Tertiary phosphine‐appended transition metal ferrocenyl dithiocarbamates: Syntheses, Hirshfeld surface, and electrochemical analyses

Abstract

Five new heteroleptic complexes of Cu(I), Ag(I), and Ni(II) having formulae [Cu3(dtc)2(dppf)2]PF6 (Cu‐I), [Cu3(dtc)2(dppe)2]PF6 (Cu‐II), [Cu(PPh3)2(dtc)] (Cu‐III), [Ag3(dtc)2(PPh3)2]NO3 (Ag‐I), and [Ni(dtc)(dppf)]PF6 (Ni‐I) (dtc = N‐ethanol‐N‐methylferrocenyl‐dithiocarbamate; dppf = 1,1′‐bis(diphenylphosphino)ferrocene; dppe = 1,1′‐bis(diphenylphosphino)ethane; PPh3 = tripheylphosphine) have been synthesized and characterized using elemental analysis, Fourier‐transform infrared, multinuclear nuclear magnetic resonance, UV–Vis spectroscopy, and single‐crystal X‐ray diffraction.
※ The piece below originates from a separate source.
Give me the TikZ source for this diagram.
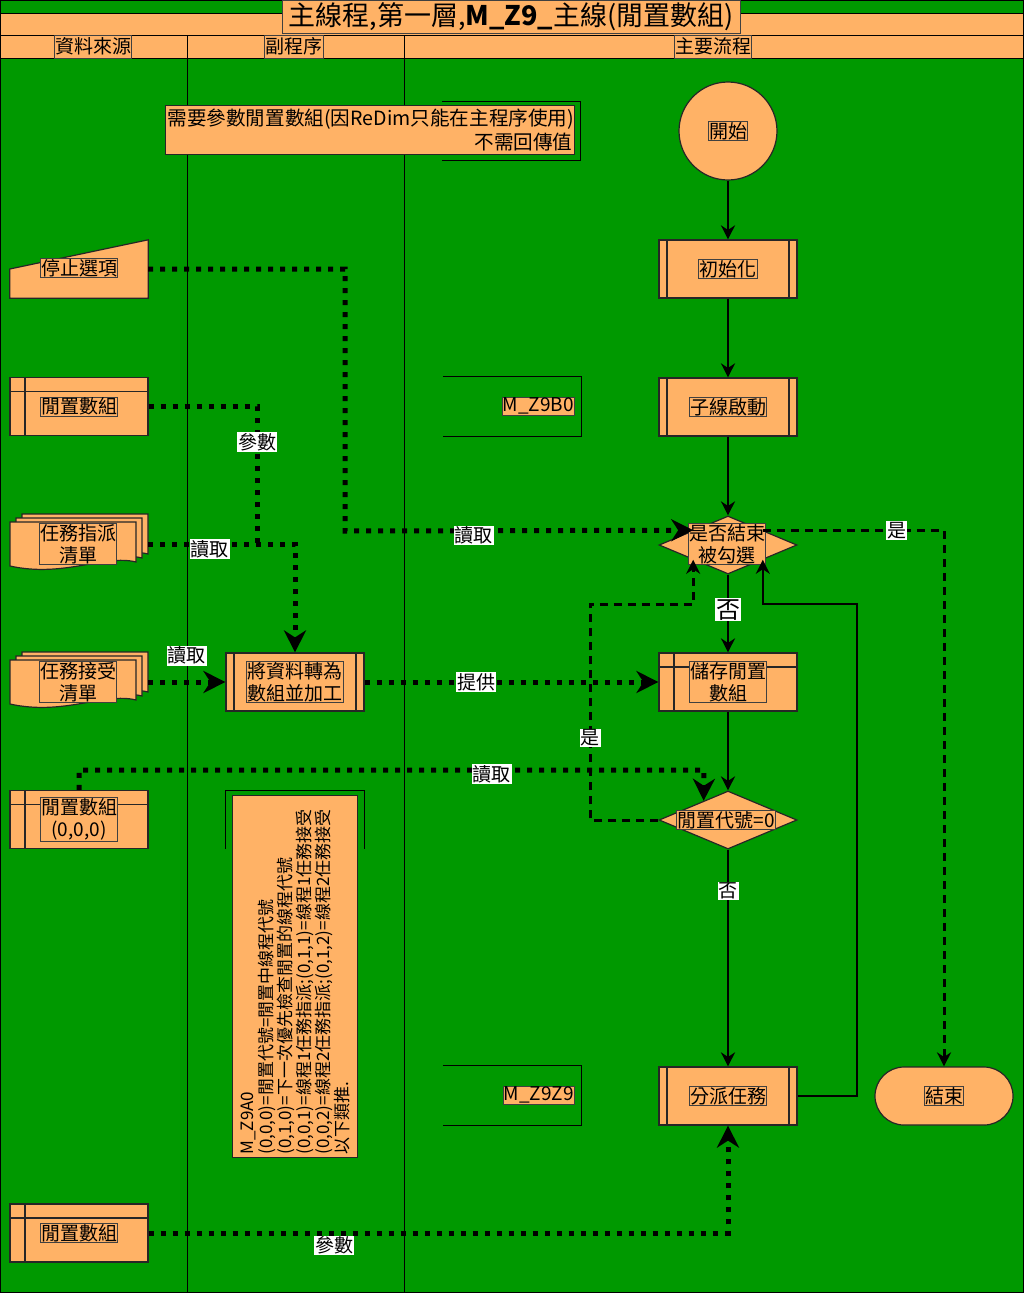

The single‐crystal X‐ray diffraction studies indicate that Ag‐I forms a rare trinuclear cluster in which the geometry around the two silver centers Ag1 and Ag3 is distorted tetrahedral, whereas the third silver center Ag2 shows a distorted trigonal planar geometry. The Ni‐I complex has a distorted square‐planar geometry around the Ni center. In addition, a side product [Ag2{S2(dppf)2}] (Ag‐II) was obtained during an attempt to synthesize [Ag(dppf)(dtc)], where the two Ag centers are bridged by two sulfido centers and coordinated with two phosphorus centers of the dppf ligand to give rise to a distorted tetrahedral geometry. The solid‐state structures of Ag‐I, Ni‐I, and Ag‐II are stabilized by a variety of weak interactions. The nature of these interactions has been addressed with the help of Hirshfeld surface analyses. In addition, the weak argentophilic interaction in Ag‐I and Ag‐II have been studied using quantum theory of atoms in molecules and natural bond orbital calculations. The electrochemical properties of the complexes have been investigated using cyclic voltammetry, where Cu‐I and Cu‐II exhibited two quasi‐reversible waves, whereas Cu‐III, Ag‐I, Ag‐II, and Ni‐I exhibited only one quasi‐reversible peak.